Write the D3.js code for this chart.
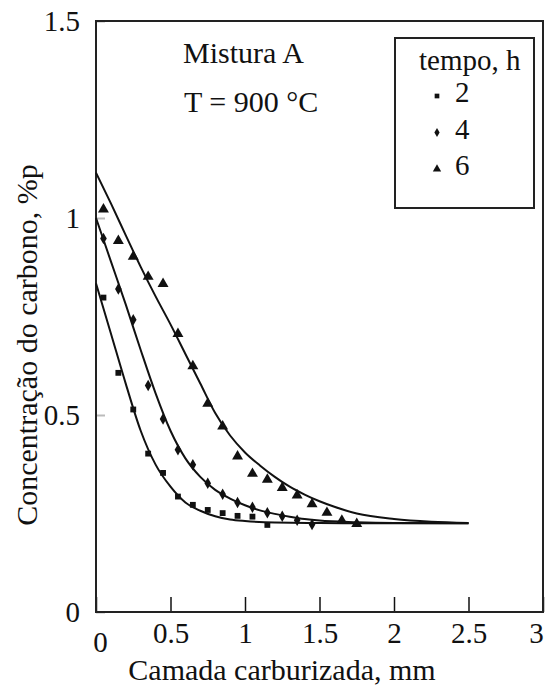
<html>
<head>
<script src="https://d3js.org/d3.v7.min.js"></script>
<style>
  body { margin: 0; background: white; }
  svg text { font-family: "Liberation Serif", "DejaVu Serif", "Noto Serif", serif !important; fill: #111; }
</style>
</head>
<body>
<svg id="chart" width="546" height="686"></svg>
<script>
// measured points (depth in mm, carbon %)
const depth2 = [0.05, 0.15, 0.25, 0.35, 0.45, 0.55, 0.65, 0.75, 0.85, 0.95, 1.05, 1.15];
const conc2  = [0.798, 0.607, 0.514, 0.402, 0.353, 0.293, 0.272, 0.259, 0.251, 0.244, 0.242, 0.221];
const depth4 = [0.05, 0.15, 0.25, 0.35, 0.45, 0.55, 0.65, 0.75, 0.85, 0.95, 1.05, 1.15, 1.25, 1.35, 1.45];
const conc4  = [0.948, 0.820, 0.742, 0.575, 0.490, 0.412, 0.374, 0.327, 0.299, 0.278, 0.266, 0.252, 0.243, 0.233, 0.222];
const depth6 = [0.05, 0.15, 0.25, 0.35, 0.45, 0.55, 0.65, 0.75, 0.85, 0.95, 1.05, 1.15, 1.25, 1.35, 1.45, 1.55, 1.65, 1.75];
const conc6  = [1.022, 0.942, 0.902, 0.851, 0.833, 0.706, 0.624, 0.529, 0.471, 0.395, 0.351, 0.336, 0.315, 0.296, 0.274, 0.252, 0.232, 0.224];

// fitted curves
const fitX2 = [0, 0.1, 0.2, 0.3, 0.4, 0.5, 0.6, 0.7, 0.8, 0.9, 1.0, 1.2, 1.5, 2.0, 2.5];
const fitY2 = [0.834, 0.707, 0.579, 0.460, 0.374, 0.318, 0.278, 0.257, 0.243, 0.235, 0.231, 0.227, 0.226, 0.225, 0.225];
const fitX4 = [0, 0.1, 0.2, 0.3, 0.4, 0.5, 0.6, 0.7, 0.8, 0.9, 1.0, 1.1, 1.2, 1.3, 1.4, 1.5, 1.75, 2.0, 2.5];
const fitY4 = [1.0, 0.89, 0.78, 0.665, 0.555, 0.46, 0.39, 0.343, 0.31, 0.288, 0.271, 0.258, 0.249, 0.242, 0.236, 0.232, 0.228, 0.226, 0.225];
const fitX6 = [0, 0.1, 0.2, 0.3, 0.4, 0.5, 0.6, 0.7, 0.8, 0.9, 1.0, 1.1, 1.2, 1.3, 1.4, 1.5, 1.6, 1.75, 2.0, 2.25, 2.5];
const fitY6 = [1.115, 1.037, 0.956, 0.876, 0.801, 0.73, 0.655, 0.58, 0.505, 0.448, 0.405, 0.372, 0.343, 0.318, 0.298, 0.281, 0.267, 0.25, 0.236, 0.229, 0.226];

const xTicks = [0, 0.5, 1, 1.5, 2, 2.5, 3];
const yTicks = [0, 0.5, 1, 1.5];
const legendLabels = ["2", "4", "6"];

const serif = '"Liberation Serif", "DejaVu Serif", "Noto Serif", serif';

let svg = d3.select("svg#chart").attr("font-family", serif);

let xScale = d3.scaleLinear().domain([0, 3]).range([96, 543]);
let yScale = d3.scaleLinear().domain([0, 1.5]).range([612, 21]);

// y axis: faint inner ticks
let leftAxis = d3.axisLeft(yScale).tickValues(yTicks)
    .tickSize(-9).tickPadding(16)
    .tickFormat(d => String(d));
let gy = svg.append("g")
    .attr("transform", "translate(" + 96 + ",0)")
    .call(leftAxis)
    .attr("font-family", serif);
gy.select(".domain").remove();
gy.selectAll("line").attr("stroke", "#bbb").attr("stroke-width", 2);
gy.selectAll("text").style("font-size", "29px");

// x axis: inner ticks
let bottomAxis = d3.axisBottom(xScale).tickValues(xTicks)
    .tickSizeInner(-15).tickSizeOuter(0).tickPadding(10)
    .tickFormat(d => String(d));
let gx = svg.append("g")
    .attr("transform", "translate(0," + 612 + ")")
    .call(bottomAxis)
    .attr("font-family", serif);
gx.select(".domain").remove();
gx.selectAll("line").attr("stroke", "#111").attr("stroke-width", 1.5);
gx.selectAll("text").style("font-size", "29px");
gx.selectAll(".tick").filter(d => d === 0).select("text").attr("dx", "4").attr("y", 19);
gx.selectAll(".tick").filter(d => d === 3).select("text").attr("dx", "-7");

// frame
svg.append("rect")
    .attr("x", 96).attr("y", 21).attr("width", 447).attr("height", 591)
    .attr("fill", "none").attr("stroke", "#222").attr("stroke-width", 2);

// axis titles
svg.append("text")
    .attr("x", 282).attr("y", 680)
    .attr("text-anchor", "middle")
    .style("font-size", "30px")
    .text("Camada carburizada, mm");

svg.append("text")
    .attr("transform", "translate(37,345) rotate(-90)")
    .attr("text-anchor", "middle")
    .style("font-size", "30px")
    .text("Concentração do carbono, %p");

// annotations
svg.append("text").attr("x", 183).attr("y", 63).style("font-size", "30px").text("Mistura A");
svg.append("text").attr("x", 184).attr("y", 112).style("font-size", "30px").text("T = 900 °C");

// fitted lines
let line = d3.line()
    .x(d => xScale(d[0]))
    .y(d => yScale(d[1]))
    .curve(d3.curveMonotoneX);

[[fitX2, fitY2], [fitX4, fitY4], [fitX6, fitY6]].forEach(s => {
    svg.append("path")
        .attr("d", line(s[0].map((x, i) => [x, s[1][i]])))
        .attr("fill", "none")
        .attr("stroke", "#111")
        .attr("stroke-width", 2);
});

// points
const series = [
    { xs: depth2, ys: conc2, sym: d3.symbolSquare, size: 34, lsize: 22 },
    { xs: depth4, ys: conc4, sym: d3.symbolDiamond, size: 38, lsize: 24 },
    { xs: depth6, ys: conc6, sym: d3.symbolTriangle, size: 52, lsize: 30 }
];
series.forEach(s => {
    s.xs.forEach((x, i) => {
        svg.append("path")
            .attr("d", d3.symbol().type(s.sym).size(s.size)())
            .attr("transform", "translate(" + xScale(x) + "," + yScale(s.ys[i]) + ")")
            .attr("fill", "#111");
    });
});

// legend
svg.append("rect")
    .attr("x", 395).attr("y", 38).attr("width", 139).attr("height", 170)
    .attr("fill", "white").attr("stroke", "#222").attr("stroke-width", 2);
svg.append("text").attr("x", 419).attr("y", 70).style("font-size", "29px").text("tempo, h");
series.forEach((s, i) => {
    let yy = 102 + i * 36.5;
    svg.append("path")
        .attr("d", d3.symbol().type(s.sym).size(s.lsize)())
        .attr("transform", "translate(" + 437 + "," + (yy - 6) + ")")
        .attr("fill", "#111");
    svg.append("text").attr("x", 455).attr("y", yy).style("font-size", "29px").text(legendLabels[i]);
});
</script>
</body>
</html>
────
• **Problem**
Everything from the first line to the line with "0.252, 0.232, 0.224];" must be repeated exactly, and nothing else. Leave the pictures out.

• **Full solution**
Write the D3.js code for this chart.
<html>
<head>
<script src="https://d3js.org/d3.v7.min.js"></script>
<style>
  body { margin: 0; background: white; }
  svg text { font-family: "Liberation Serif", "DejaVu Serif", "Noto Serif", serif !important; fill: #111; }
</style>
</head>
<body>
<svg id="chart" width="546" height="686"></svg>
<script>
// measured points (depth in mm, carbon %)
const depth2 = [0.05, 0.15, 0.25, 0.35, 0.45, 0.55, 0.65, 0.75, 0.85, 0.95, 1.05, 1.15];
const conc2  = [0.798, 0.607, 0.514, 0.402, 0.353, 0.293, 0.272, 0.259, 0.251, 0.244, 0.242, 0.221];
const depth4 = [0.05, 0.15, 0.25, 0.35, 0.45, 0.55, 0.65, 0.75, 0.85, 0.95, 1.05, 1.15, 1.25, 1.35, 1.45];
const conc4  = [0.948, 0.820, 0.742, 0.575, 0.490, 0.412, 0.374, 0.327, 0.299, 0.278, 0.266, 0.252, 0.243, 0.233, 0.222];
const depth6 = [0.05, 0.15, 0.25, 0.35, 0.45, 0.55, 0.65, 0.75, 0.85, 0.95, 1.05, 1.15, 1.25, 1.35, 1.45, 1.55, 1.65, 1.75];
const conc6  = [1.022, 0.942, 0.902, 0.851, 0.833, 0.706, 0.624, 0.529, 0.471, 0.395, 0.351, 0.336, 0.315, 0.296, 0.274, 0.252, 0.232, 0.224];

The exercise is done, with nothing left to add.